MG: Give us your perspective on SOAR and how they’re doing with that effort. With what kind of a time frame should people view its various undertakings?
JH: I think SOAR is the greatest opportunity that 54 of Kentucky’s 120 counties have had to make a change economically for the future. The unprecedented bipartisan participation of (Democratic) Gov. Steve Beshear and (Republican) Congressman Harold Rogers supporting the SOAR initiative has created significant changes, I believe, at the grassroots level. You’re seeing more cooperation between counties and cities. You’re seeing individuals cooperating with each other and taking a personal interest in the changes that are taking place as a result of the SOAR initiative.
It’s very inspiring. I’m personally involved in it, and I feel it’s very inspiring to see this level of interest and this level of cooperation. I made the comment the other day to someone, in talking about SOAR, that while Kentucky’s motto right now is “United We Stand, Divided We Fall,” I believe the motto should be “United We Succeed, Divided We Fail.” I think that is reflective of what’s occurring within the SOAR initiative.

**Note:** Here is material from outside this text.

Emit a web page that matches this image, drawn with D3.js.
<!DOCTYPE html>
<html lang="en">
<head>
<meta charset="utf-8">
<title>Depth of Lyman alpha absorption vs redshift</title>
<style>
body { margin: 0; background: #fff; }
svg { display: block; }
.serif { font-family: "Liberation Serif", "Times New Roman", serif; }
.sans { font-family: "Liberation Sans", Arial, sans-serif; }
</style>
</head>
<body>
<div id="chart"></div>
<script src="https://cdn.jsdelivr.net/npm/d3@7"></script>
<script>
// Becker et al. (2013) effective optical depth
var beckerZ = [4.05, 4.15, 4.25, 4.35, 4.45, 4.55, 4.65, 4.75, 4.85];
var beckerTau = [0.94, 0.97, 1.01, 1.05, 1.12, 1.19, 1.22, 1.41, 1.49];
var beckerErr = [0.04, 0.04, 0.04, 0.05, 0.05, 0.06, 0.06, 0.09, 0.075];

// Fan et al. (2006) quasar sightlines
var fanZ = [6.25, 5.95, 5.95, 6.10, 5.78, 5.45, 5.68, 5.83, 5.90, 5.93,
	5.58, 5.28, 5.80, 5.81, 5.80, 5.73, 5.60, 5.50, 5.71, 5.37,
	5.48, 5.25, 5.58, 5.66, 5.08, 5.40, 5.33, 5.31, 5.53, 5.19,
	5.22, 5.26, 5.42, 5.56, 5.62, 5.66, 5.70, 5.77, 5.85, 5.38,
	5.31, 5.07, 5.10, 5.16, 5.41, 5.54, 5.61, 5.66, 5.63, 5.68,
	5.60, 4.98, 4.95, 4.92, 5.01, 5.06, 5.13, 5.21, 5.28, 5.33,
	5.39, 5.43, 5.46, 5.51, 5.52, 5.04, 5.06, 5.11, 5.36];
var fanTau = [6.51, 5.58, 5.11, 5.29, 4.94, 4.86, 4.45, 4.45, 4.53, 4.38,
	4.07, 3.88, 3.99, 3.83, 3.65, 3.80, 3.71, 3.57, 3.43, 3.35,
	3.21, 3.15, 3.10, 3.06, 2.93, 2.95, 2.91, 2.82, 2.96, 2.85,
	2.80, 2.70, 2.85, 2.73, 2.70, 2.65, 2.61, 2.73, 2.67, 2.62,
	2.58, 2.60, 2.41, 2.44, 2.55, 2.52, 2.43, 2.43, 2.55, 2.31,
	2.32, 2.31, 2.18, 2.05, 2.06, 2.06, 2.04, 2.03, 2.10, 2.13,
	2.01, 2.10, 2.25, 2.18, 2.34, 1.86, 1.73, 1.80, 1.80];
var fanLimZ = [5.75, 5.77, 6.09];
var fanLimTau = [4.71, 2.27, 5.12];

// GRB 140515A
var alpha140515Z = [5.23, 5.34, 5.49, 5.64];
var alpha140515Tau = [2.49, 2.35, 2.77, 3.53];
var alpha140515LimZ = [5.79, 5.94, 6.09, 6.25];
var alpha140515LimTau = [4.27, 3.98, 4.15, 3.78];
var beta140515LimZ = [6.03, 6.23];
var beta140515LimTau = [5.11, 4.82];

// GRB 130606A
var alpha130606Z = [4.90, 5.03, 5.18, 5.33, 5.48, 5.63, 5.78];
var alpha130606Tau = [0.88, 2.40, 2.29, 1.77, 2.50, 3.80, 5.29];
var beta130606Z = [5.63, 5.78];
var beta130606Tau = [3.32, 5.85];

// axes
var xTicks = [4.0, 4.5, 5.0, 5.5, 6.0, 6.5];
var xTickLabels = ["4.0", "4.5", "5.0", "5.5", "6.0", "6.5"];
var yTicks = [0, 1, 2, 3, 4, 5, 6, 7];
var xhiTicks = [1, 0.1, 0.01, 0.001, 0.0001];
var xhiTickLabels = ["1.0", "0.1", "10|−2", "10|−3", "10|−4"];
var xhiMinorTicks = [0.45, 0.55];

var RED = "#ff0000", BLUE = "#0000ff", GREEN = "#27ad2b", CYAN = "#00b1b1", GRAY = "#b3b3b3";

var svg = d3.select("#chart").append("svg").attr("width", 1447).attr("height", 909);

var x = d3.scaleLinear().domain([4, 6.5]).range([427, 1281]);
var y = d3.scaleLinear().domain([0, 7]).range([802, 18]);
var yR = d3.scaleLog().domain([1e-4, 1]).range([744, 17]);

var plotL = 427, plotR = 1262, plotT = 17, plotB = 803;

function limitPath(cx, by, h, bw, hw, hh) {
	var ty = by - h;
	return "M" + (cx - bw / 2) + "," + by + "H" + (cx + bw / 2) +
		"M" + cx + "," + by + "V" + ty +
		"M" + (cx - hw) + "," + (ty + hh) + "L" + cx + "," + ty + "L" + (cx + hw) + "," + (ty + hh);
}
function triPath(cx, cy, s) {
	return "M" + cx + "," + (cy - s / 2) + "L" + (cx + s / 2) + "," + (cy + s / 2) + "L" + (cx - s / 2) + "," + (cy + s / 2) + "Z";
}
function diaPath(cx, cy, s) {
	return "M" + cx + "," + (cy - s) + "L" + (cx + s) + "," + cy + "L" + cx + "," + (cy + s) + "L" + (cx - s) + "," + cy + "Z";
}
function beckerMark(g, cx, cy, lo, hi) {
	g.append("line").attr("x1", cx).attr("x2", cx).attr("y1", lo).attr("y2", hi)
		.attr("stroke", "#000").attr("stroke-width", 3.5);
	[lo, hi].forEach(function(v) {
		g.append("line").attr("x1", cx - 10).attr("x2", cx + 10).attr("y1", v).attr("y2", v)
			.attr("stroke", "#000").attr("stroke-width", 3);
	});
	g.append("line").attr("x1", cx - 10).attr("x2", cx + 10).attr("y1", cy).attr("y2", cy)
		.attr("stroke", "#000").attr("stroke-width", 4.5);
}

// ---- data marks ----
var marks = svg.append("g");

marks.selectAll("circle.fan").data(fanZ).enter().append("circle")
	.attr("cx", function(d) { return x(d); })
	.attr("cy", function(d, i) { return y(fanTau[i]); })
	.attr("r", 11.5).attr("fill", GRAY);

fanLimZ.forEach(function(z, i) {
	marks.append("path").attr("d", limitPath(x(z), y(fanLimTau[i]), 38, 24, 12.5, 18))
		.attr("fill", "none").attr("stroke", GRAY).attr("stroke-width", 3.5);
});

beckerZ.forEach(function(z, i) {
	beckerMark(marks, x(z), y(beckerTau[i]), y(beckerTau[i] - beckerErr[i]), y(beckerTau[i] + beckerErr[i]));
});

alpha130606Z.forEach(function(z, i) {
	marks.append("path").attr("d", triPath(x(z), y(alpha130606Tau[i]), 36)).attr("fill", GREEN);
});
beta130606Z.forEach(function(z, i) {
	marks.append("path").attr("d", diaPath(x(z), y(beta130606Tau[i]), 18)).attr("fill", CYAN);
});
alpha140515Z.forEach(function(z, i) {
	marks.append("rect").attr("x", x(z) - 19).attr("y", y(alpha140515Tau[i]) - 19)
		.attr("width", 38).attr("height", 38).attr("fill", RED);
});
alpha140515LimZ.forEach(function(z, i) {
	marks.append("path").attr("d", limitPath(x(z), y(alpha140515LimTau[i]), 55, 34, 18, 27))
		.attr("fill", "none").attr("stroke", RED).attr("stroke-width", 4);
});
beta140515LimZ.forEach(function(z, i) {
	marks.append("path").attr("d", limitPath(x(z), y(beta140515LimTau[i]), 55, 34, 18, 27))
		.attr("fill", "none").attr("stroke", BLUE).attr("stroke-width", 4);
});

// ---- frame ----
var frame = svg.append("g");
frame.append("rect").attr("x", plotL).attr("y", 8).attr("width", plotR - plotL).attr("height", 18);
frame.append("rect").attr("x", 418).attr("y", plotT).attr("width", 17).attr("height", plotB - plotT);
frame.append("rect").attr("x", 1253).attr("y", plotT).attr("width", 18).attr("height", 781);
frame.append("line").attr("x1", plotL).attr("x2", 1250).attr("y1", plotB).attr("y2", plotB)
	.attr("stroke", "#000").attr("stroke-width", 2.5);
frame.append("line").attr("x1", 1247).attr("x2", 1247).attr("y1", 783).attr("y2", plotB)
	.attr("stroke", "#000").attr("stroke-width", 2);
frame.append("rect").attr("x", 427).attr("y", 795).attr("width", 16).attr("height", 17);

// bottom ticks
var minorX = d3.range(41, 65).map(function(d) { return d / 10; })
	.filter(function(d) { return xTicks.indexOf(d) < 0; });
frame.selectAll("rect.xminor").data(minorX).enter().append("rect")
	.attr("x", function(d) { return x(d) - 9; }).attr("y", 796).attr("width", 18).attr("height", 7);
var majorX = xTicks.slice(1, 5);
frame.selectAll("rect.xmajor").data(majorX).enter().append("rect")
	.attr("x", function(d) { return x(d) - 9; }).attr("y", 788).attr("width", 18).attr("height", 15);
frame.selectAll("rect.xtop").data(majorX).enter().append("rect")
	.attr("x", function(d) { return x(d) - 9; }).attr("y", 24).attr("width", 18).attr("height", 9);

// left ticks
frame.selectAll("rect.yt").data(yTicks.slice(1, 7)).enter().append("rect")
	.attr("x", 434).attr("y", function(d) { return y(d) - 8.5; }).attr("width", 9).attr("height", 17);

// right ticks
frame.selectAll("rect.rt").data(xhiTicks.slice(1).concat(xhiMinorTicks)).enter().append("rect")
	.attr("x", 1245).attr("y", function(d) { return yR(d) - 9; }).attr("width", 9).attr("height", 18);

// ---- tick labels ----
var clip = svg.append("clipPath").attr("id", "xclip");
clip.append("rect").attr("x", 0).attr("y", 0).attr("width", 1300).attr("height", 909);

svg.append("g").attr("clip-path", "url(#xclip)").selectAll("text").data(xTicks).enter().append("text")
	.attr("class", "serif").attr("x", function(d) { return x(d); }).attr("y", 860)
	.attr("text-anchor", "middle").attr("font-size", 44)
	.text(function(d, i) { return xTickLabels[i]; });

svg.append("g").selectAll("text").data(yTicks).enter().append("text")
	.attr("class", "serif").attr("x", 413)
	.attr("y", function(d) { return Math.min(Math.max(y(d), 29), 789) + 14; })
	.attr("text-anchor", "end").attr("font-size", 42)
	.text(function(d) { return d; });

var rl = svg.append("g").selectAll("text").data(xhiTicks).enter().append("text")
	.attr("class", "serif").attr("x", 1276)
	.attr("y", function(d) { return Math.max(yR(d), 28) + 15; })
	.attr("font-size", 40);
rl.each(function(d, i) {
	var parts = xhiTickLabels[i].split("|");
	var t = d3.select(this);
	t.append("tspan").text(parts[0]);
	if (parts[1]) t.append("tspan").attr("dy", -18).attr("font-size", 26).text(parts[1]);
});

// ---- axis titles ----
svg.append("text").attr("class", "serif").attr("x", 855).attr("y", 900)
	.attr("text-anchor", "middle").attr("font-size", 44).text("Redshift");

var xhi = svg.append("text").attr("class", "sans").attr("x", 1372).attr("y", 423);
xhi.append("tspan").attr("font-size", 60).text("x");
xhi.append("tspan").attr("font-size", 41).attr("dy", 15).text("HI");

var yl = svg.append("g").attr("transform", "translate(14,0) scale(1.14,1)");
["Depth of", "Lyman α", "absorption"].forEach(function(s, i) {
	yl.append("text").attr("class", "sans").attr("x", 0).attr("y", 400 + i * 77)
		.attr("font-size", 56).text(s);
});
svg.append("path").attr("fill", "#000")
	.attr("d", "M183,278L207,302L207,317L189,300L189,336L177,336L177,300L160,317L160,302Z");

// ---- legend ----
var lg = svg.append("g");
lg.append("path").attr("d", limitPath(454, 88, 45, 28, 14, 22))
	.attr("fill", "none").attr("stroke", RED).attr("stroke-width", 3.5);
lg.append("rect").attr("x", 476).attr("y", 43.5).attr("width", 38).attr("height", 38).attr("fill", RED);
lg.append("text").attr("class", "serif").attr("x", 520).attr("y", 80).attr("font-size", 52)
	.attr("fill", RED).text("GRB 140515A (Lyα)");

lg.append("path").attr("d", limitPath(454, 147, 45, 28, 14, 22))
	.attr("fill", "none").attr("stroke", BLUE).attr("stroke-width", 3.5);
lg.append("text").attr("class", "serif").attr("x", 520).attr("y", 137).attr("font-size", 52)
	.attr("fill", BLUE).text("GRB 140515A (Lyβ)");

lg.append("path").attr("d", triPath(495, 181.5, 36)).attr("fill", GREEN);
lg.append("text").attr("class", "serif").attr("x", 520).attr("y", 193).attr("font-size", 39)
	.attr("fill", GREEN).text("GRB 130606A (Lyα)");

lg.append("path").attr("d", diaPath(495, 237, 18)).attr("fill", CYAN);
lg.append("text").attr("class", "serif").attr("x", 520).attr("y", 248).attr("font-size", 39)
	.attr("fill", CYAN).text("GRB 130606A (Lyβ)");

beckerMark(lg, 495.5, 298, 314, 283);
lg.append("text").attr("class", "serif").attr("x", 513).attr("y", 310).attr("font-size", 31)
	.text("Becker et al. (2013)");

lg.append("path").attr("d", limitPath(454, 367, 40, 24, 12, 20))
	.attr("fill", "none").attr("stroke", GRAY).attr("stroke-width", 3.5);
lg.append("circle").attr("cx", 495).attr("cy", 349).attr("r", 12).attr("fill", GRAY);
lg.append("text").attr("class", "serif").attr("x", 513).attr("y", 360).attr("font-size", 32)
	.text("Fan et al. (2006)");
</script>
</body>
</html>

This is a long-term initiative. It is not something that will be instantaneous or just a few years. When you’re talking about changing the entire economy, you’re talking about all aspects of the economy. You’re talking about not only the creation of jobs and entrepreneurship; you’re talking about healthcare, education, tourism. You’re talking about a dramatic overall change in everything that impacts business and the quality of life for individuals living in the SOAR region.
MG: Do you have a closing comment, or are there other topics we haven’t touched on that you’d like to address?
JH: The one subject that I especially want to touch on, we have, which is the SOAR initiative. I just believe so strongly in what SOAR is doing, because when you’re talking about representing 54 counties out of Kentucky’s 120 counties, what happens in the SOAR region is not just important to the region; it’s important to the state of Kentucky.